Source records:
——
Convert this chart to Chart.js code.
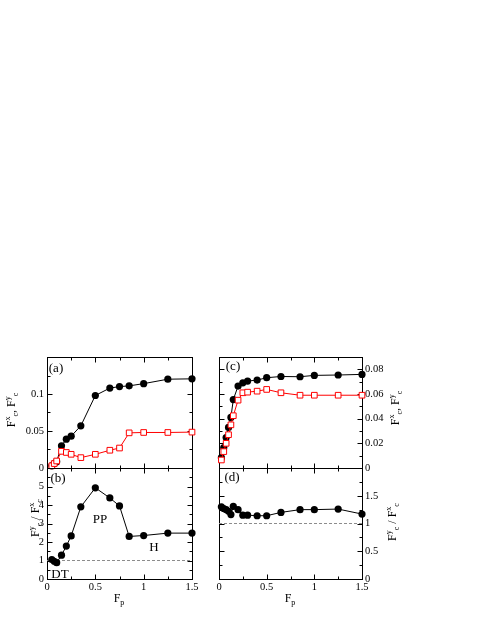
<!DOCTYPE html>
<html>
<head>
<meta charset="utf-8">
<script src="https://cdn.jsdelivr.net/npm/chart.js@4.4.0/dist/chart.umd.min.js"></script>
<style>
  html, body { margin: 0; padding: 0; background: #fff; }
  #wrap { position: relative; width: 485px; height: 627px; overflow: hidden;
          font-family: "Liberation Serif", "Times New Roman", serif; }
  canvas { position: absolute; }
  .lbl { position: absolute; transform: translate(-50%, -50%); white-space: nowrap;
         line-height: 1; color: #000; font-size: 13px; }
  .ttl { font-size: 12px; }
  .rot { transform: translate(-50%, -50%) rotate(-90deg); }
  sup, sub { font-size: 8px; line-height: 0; position: relative; vertical-align: baseline; }
  sup { top: -5px; }
  sub { top: 3px; }
</style>
</head>
<body>
<div id="wrap">
  <canvas id="cA" width="215" height="145" style="left:0;top:340px"></canvas>
  <canvas id="cB" width="215" height="160" style="left:0;top:450px"></canvas>
  <canvas id="cC" width="210" height="145" style="left:205px;top:340px"></canvas>
  <canvas id="cD" width="210" height="160" style="left:205px;top:450px"></canvas>

  <div class="lbl" style="left:56px;top:367px">(a)</div>
  <div class="lbl" style="left:58px;top:477px">(b)</div>
  <div class="lbl" style="left:233px;top:365px">(c)</div>
  <div class="lbl" style="left:232px;top:476px">(d)</div>
  <div class="lbl" style="left:100px;top:518px">PP</div>
  <div class="lbl" style="left:154px;top:546px">H</div>
  <div class="lbl" style="left:60px;top:573px">DT</div>

  <div class="lbl ttl rot" style="left:11px;top:410px">F<sup>x</sup><sub>c</sub>, F<sup>y</sup><sub>c</sub></div>
  <div class="lbl ttl rot" style="left:35px;top:518px">F<sup>y</sup><sub>c</sub> / F<sup>x</sup><sub>c</sub></div>
  <div class="lbl ttl rot" style="left:395px;top:408px">F<sup>x</sup><sub>c</sub>, F<sup>y</sup><sub>c</sub></div>
  <div class="lbl ttl rot" style="left:392px;top:522px">F<sup>y</sup><sub>c</sub> / F<sup>x</sup><sub>c</sub></div>
  <div class="lbl ttl" style="left:119px;top:598px">F<sub>p</sub></div>
  <div class="lbl ttl" style="left:290px;top:598px">F<sub>p</sub></div>
</div>

<script>
// left column: pinning strength values
const fpL = [0.05, 0.075, 0.1, 0.15, 0.2, 0.25, 0.35, 0.5, 0.65, 0.75, 0.85, 1.0, 1.25, 1.5];
const fyL = [0.003, 0.006, 0.0085, 0.030, 0.039, 0.043, 0.057, 0.098, 0.108, 0.110, 0.111, 0.114, 0.120, 0.1205];
const fxL = [0.003, 0.006, 0.0095, 0.0225, 0.021, 0.0185, 0.014, 0.0185, 0.024, 0.027, 0.0475, 0.048, 0.048, 0.0485];
const ratioL = [1.05, 0.96, 0.88, 1.29, 1.78, 2.33, 3.9, 4.93, 4.38, 3.95, 2.3, 2.35, 2.48, 2.48];

// right column
const fpR = [0.025, 0.05, 0.075, 0.1, 0.125, 0.15, 0.2, 0.25, 0.3, 0.4, 0.5, 0.65, 0.85, 1.0, 1.25, 1.5];
const fyR = [0.0084, 0.0166, 0.0247, 0.0329, 0.041, 0.0555, 0.0664, 0.0691, 0.0705, 0.0713, 0.0732, 0.0742, 0.074, 0.0751, 0.0754, 0.0759];
const fxR = [0.0065, 0.0133, 0.020, 0.027, 0.035, 0.0424, 0.055, 0.061, 0.0615, 0.0623, 0.0637, 0.061, 0.059, 0.059, 0.059, 0.059];
const ratioR = [1.30, 1.27, 1.25, 1.22, 1.16, 1.31, 1.25, 1.15, 1.15, 1.14, 1.14, 1.2, 1.25, 1.25, 1.26, 1.17];

// dashed reference level in the ratio panels
const refX = [0, 1.5];
const refY = [1, 1];

const xTicks = ['0', '0.5', '1', '1.5'];
const yTicksA = ['0', '0.05', '0.1'];
const yTicksB = ['0', '1', '2', '3', '4', '5'];
const yTicksC = ['0', '0.02', '0.04', '0.06', '0.08'];
const yTicksD = ['0', '0.5', '1', '1.5'];

const pts = (xs, ys) => xs.map((x, i) => ({ x: x, y: ys[i] }));
const tickFont = { family: "Liberation Serif", size: 10.5 };

// frame with inward major/minor ticks on all four sides
const frame = {
  id: 'frame',
  beforeDatasetsDraw(chart, args, o) {
    const ctx = chart.ctx;
    const a = chart.chartArea;
    const x = chart.scales.x, y = chart.scales.y;
    const L = Math.round(a.left) + 0.5, R = Math.round(a.right) + 0.5;
    const T = Math.round(a.top) + 0.5, B = Math.round(a.bottom) + 0.5;
    ctx.save();
    ctx.strokeStyle = '#000';
    ctx.lineWidth = 1;
    ctx.strokeRect(L, T, R - L, B - T);
    ctx.beginPath();
    for (let v = x.min; v <= x.max + 1e-9; v += o.xMinor) {
      const major = Math.abs(v / o.xMajor - Math.round(v / o.xMajor)) < 1e-6;
      const len = major ? 5 : 3;
      const px = Math.round(x.getPixelForValue(v)) + 0.5;
      ctx.moveTo(px, B); ctx.lineTo(px, B - len);
      ctx.moveTo(px, T); ctx.lineTo(px, T + len);
    }
    for (let v = y.min; v <= y.max + 1e-9; v += o.yMinor) {
      const major = Math.abs(v / o.yMajor - Math.round(v / o.yMajor)) < 1e-6;
      const len = major ? 5 : 3;
      const py = Math.round(y.getPixelForValue(v)) + 0.5;
      ctx.moveTo(L, py); ctx.lineTo(L + len, py);
      ctx.moveTo(R, py); ctx.lineTo(R - len, py);
    }
    ctx.stroke();
    ctx.restore();
  }
};

function redSet(data) {
  return { data: data, showLine: true, borderColor: '#ff0000', borderWidth: 1,
           pointStyle: 'rect', pointRadius: 4, pointBorderColor: '#ff0000',
           pointBackgroundColor: '#ffffff', pointBorderWidth: 1, clip: false };
}
function blackSet(data) {
  return { data: data, showLine: true, borderColor: '#000', borderWidth: 1,
           pointStyle: 'circle', pointRadius: 3.6, pointBorderColor: '#000',
           pointBackgroundColor: '#000', pointBorderWidth: 0, clip: false };
}
function refSet() {
  return { data: pts(refX, refY), showLine: true, borderColor: '#8c8c8c', borderWidth: 1,
           borderDash: [3, 2], pointRadius: 0, clip: false };
}

function panel(id, datasets, p) {
  new Chart(document.getElementById(id), {
    type: 'scatter',
    data: { datasets: datasets },
    options: {
      responsive: false,
      animation: false,
      events: [],
      layout: { padding: p.pad },
      plugins: {
        legend: { display: false },
        tooltip: { enabled: false },
        frame: { xMajor: 0.5, xMinor: 0.25, yMajor: p.yMajor, yMinor: p.yMinor }
      },
      scales: {
        x: {
          type: 'linear', min: 0, max: 1.5,
          grid: { display: false, drawTicks: false },
          border: { display: false },
          ticks: { display: p.showX, stepSize: 0.5, autoSkip: false, maxRotation: 0,
                   padding: 2, color: '#000', font: tickFont,
                   callback: (v, i) => xTicks[i] ?? '' },
          afterFit: s => { s.height = p.xh; }
        },
        y: {
          type: 'linear', position: p.side, min: 0, max: p.yMax,
          grid: { display: false, drawTicks: false },
          border: { display: false },
          ticks: { stepSize: p.yMajor, autoSkip: false, padding: 3, color: '#000', font: tickFont,
                   callback: (v, i) => p.labels[i] ?? '' },
          afterFit: s => { s.width = p.yw; }
        }
      }
    },
    plugins: [frame]
  });
}

panel('cA', [redSet(pts(fpL, fxL)), blackSet(pts(fpL, fyL))],
  { pad: { left: 0, right: 23, top: 17, bottom: 0 }, xh: 17, yw: 47, side: 'left', showX: false,
    yMax: 0.15, yMajor: 0.05, yMinor: 0.025, labels: yTicksA });
panel('cB', [blackSet(pts(fpL, ratioL)), refSet()],
  { pad: { left: 0, right: 23, top: 18, bottom: 0 }, xh: 31, yw: 47, side: 'left', showX: true,
    yMax: 6, yMajor: 1, yMinor: 0.5, labels: yTicksB });
panel('cC', [redSet(pts(fpR, fxR)), blackSet(pts(fpR, fyR))],
  { pad: { left: 14, right: 0, top: 17, bottom: 0 }, xh: 17, yw: 53, side: 'right', showX: false,
    yMax: 0.09, yMajor: 0.02, yMinor: 0.01, labels: yTicksC });
panel('cD', [blackSet(pts(fpR, ratioR)), refSet()],
  { pad: { left: 14, right: 0, top: 18, bottom: 0 }, xh: 31, yw: 53, side: 'right', showX: true,
    yMax: 2, yMajor: 0.5, yMinor: 0.25, labels: yTicksD });
</script>
</body>
</html>
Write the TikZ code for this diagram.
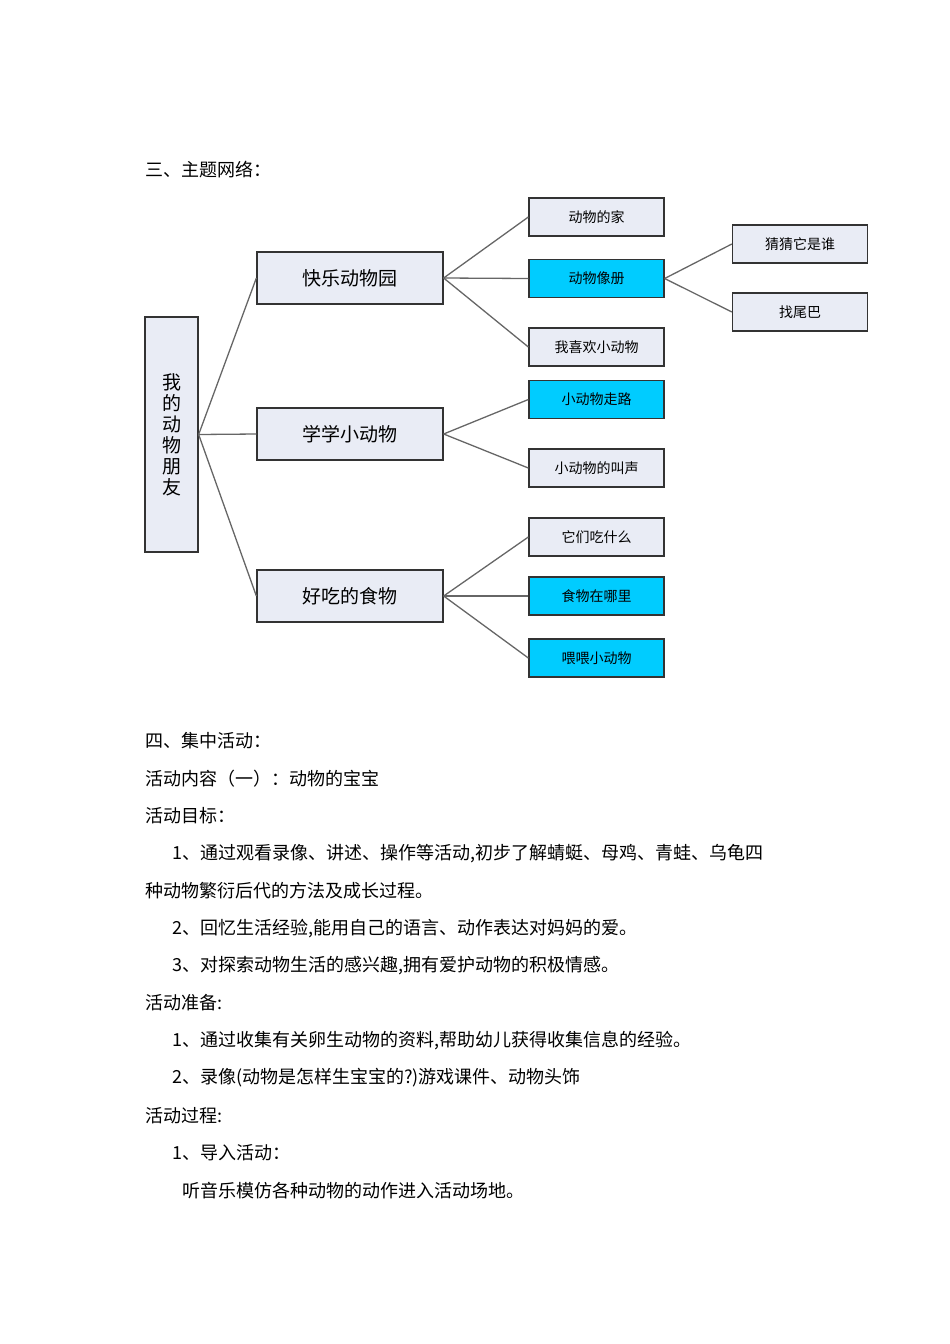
\documentclass[tikz,border=0pt]{standalone}
\usepackage{fontspec}
\setmainfont{Noto Sans CJK SC}
\usetikzlibrary{positioning}
\definecolor{boxfill}{HTML}{E9ECF5}
\definecolor{cy}{HTML}{00CCFF}
\begin{document}
\begin{tikzpicture}[x=1pt,y=-1pt,
 bx/.style={draw=black!80,line width=1.3pt,fill=boxfill,minimum height=38pt,minimum width=135pt,font=\fontsize{14}{14}\selectfont,inner sep=0pt},
 big/.style={bx,minimum width=186pt,minimum height=52pt,font=\fontsize{19}{19}\selectfont},
 cb/.style={bx,fill=cy},
 ln/.style={draw=black!60,line width=1.3pt},
 tx/.style={anchor=west,font=\fontsize{18}{18}\selectfont,inner sep=0pt}]
\useasboundingbox (0,0) rectangle (950,1344);
\node[bx,minimum width=53pt,minimum height=235pt,font=\fontsize{19}{21}\selectfont,align=center] (root) at (171.5,434.5) {我\\的\\动\\物\\朋\\友};
\node[big] (a) at (350,278) {快乐动物园};
\node[big] (b) at (350,434) {学学小动物};
\node[big] (c) at (350,596) {好吃的食物};
\node[bx] (a1) at (596.5,217) {动物的家};
\node[cb] (a2) at (596.5,278.5) {动物像册};
\node[bx] (a3) at (596.5,347) {我喜欢小动物};
\node[cb] (b1) at (596.5,399.5) {小动物走路};
\node[bx] (b2) at (596.5,468) {小动物的叫声};
\node[bx] (c1) at (596.5,537) {它们吃什么};
\node[cb] (c2) at (596.5,596) {食物在哪里};
\node[cb] (c3) at (596.5,658) {喂喂小动物};
\node[bx] (d1) at (800,244) {猜猜它是谁};
\node[bx] (d2) at (800,312) {找尾巴};
\foreach \t in {a,b,c} \draw[ln] (root.east) -- (\t.west);
\foreach \t in {a1,a2,a3} \draw[ln] (a.east) -- (\t.west);
\foreach \t in {b1,b2} \draw[ln] (b.east) -- (\t.west);
\foreach \t in {c1,c2,c3} \draw[ln] (c.east) -- (\t.west);
\foreach \t in {d1,d2} \draw[ln] (a2.east) -- (\t.west);
\node[tx] (t0) at (145,170) {三、主题网络：};
\node[tx] (t1) at (145,741) {四、集中活动：};
\node[tx] (t2) at (145,779) {活动内容（一）：动物的宝宝};
\node[tx] (t3) at (145,816) {活动目标：};
\node[tx] (t4) at (172,854) {1、通过观看录像、讲述、操作等活动,初步了解蜻蜓、母鸡、青蛙、乌龟四};
\node[tx] (t5) at (145,891) {种动物繁衍后代的方法及成长过程。};
\node[tx] (t6) at (172,929) {2、回忆生活经验,能用自己的语言、动作表达对妈妈的爱。};
\node[tx] (t7) at (172,966) {3、对探索动物生活的感兴趣,拥有爱护动物的积极情感。};
\node[tx] (t8) at (145,1003) {活动准备:};
\node[tx] (t9) at (172,1041) {1、通过收集有关卵生动物的资料,帮助幼儿获得收集信息的经验。};
\node[tx] (t10) at (172,1078) {2、录像(动物是怎样生宝宝的?)游戏课件、动物头饰};
\node[tx] (t11) at (145,1116) {活动过程:};
\node[tx] (t12) at (172,1153) {1、导入活动：};
\node[tx] (t13) at (182,1191) {听音乐模仿各种动物的动作进入活动场地。};
\end{tikzpicture}
\end{document}
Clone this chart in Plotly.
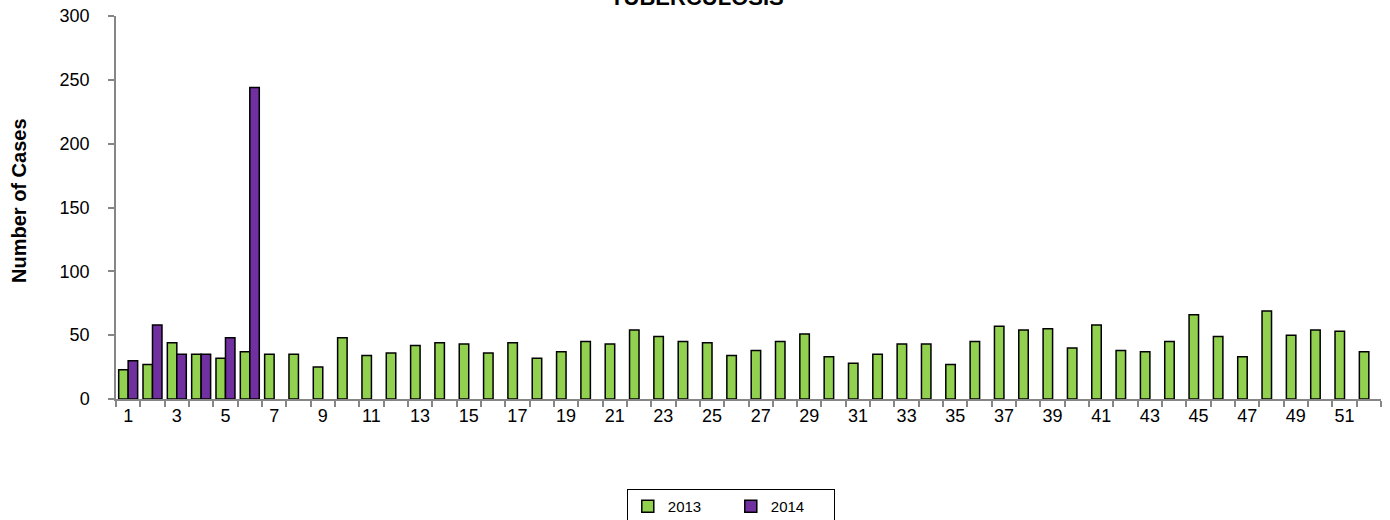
import plotly.graph_objects as go

weeks = list(range(1, 53))
cases_2013 = [23, 27, 44, 35, 32, 37, 35, 35, 25, 48, 34, 36, 42, 44, 43, 36, 44, 32, 37, 45,
              43, 54, 49, 45, 44, 34, 38, 45, 51, 33, 28, 35, 43, 43, 27, 45, 57, 54, 55, 40,
              58, 38, 37, 45, 66, 49, 33, 69, 50, 54, 53, 37]
weeks_2014 = [1, 2, 3, 4, 5, 6]
cases_2014 = [30, 58, 35, 35, 48, 244]
x_tick_labels = [str(w) for w in range(1, 53, 2)]
y_ticks = [0, 50, 100, 150, 200, 250, 300]

FONT = "Arial, Liberation Sans, Helvetica, sans-serif"
AXIS_GRAY = "#868686"

fig = go.Figure()
fig.add_trace(go.Bar(x=weeks, y=cases_2013, name="2013",
                     marker=dict(color="#92D050", line=dict(color="black", width=1.5)),
                     offsetgroup="a"))
fig.add_trace(go.Bar(x=weeks_2014, y=cases_2014, name="2014",
                     marker=dict(color="#7030A0", line=dict(color="black", width=1.5)),
                     offsetgroup="b"))

fig.update_layout(
    template="none",
    width=1390, height=520,
    margin=dict(l=116, r=9, t=16, b=121, autoexpand=False),
    paper_bgcolor="white", plot_bgcolor="white",
    font=dict(family=FONT, color="black"),
    barmode="group", bargap=0.22, bargroupgap=0,
    title=dict(text="<b>TUBERCULOSIS</b>", x=0.5014, xref="container", xanchor="center",
               y=1 - 5 / 520, yref="container", yanchor="bottom", automargin=False,
               font=dict(size=22, family=FONT, color="black")),
    showlegend=True,
    legend=dict(orientation="h", x=0.486, xanchor="center", y=-0.235, yanchor="top",
                bordercolor="black", borderwidth=1, font=dict(size=15, family=FONT),
                itemwidth=30, entrywidth=58, traceorder="normal"),
)

fig.update_xaxes(
    range=[0.5, 52.5], tickmode="array", tickvals=list(range(1, 53, 2)), ticktext=x_tick_labels,
    ticks="", showgrid=False, zeroline=False, automargin=False,
    showline=True, linecolor=AXIS_GRAY, linewidth=1.5,
    tickfont=dict(size=18, family=FONT, color="black"),
    minor=dict(tickmode="linear", tick0=0.5, dtick=1, ticks="outside", ticklen=6,
               tickcolor=AXIS_GRAY, tickwidth=1.5, showgrid=False),
)
fig.update_yaxes(
    range=[0, 300], tickmode="array", tickvals=y_ticks,
    ticks="outside", ticklen=6, tickcolor=AXIS_GRAY, tickwidth=1.5,
    showline=True, linecolor=AXIS_GRAY, linewidth=1.5,
    showgrid=False, zeroline=False, automargin=False,
    tickfont=dict(size=18, family=FONT, color="black"),
    ticklabelstandoff=15,
)

fig.add_annotation(text="<b>Number of Cases</b>", xref="paper", yref="paper",
                   x=(19 - 116) / 1265, y=0.517, xanchor="center", yanchor="middle",
                   textangle=-90, showarrow=False,
                   font=dict(size=20, family=FONT, color="black"))

fig.write_html("out.html", config={"displayModeBar": False},
               post_script="document.body.style.margin='0';")
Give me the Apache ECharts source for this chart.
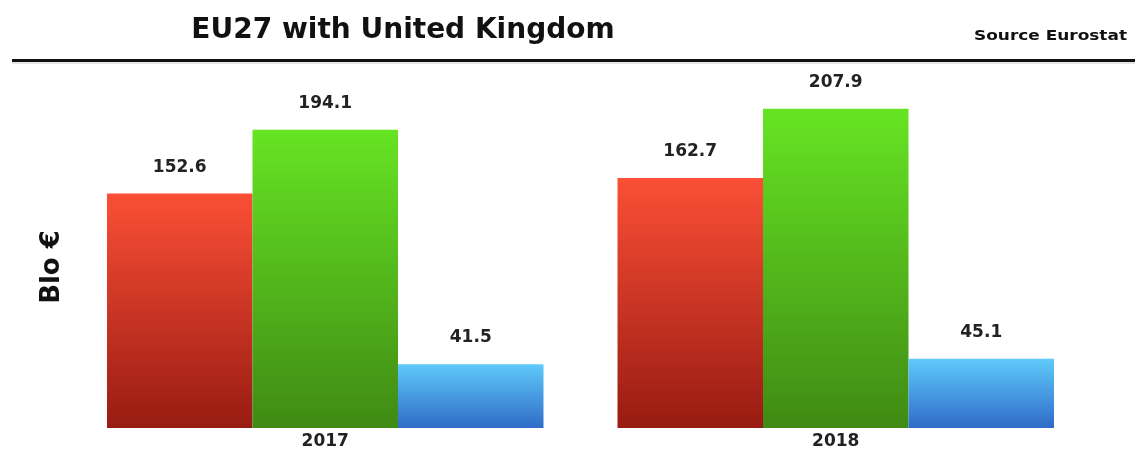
<!DOCTYPE html>
<html>
<head>
<meta charset="utf-8">
<script src="https://cdn.jsdelivr.net/npm/echarts@6/dist/echarts.min.js"></script>
<style>html,body{margin:0;padding:0;background:#fff}#c{width:1135px;height:451px}</style>
</head>
<body>
<div id="c"></div>
<script>
const categories = ['2017', '2018'];
const seriesA = [152.6, 162.7];
const seriesB = [194.1, 207.9];
const seriesC = [41.5, 45.1];
const titleText = 'EU27 with United Kingdom';
const sourceText = 'Source Eurostat';
const yName = 'Blo €';

const FONT = 'DejaVu Sans';
const chart = echarts.init(document.getElementById('c'));
function grad(top, bottom) {
  return new echarts.graphic.LinearGradient(0, 0, 0, 1, [
    {offset: 0, color: top}, {offset: 1, color: bottom}
  ]);
}
const labelCfg = {show: true, position: 'top', distance: 18, color: '#222', fontSize: 17, fontWeight: 'bold', fontFamily: FONT};
chart.setOption({
  animation: false,
  graphic: [
    {type: 'text', x: 403, y: 31, style: {text: titleText, fontSize: 28, fontWeight: 'bold', fill: '#111', fontFamily: FONT, align: 'center', verticalAlign: 'middle'}},
    {type: 'text', x: 1127, y: 36, scaleX: 1.21, style: {text: sourceText, fontSize: 14, fontWeight: 'bold', fill: '#111', fontFamily: FONT, align: 'right', verticalAlign: 'middle'}},
    {type: 'text', x: 52, y: 267, rotation: Math.PI / 2, style: {text: yName, fontSize: 26, fontWeight: 'bold', fill: '#111', fontFamily: FONT, align: 'center', verticalAlign: 'middle'}},
    {type: 'rect', shape: {x: 12, y: 59, width: 1123, height: 3}, style: {fill: '#111'}},
    {type: 'rect', shape: {x: 12, y: 62, width: 1123, height: 2}, style: {fill: '#e4e4e4'}}
  ],
  grid: {left: 70, right: 44, top: 44, bottom: 23},
  xAxis: {
    type: 'category', data: categories,
    axisLine: {show: false}, axisTick: {show: false},
    axisLabel: {color: '#222', fontSize: 17, fontWeight: 'bold', margin: 5, fontFamily: FONT}
  },
  yAxis: {
    type: 'value', min: 0, max: 250,
    axisLine: {show: false}, axisTick: {show: false}, axisLabel: {show: false}, splitLine: {show: false}
  },
  series: [
    {type: 'bar', data: seriesA, barGap: '0%', barCategoryGap: '14.5%', itemStyle: {color: grad('#fb4f36', '#981b12')}, label: labelCfg},
    {type: 'bar', data: seriesB, itemStyle: {color: grad('#66e423', '#408a14')}, label: labelCfg},
    {type: 'bar', data: seriesC, itemStyle: {color: grad('#5fcafb', '#2f6bc7')}, label: labelCfg}
  ]
});
</script>
</body>
</html>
——
* **AIM**: Look above for the line with "Give me the" and the line with "const yName = 'Blo €';"; set down those two lines and all lines between them exactly, without pictures and without anything else.

* **SOLUTION TO THE PROBLEM**:
Give me the Apache ECharts source for this chart.
<!DOCTYPE html>
<html>
<head>
<meta charset="utf-8">
<script src="https://cdn.jsdelivr.net/npm/echarts@6/dist/echarts.min.js"></script>
<style>html,body{margin:0;padding:0;background:#fff}#c{width:1135px;height:451px}</style>
</head>
<body>
<div id="c"></div>
<script>
const categories = ['2017', '2018'];
const seriesA = [152.6, 162.7];
const seriesB = [194.1, 207.9];
const seriesC = [41.5, 45.1];
const titleText = 'EU27 with United Kingdom';
const sourceText = 'Source Eurostat';
const yName = 'Blo €';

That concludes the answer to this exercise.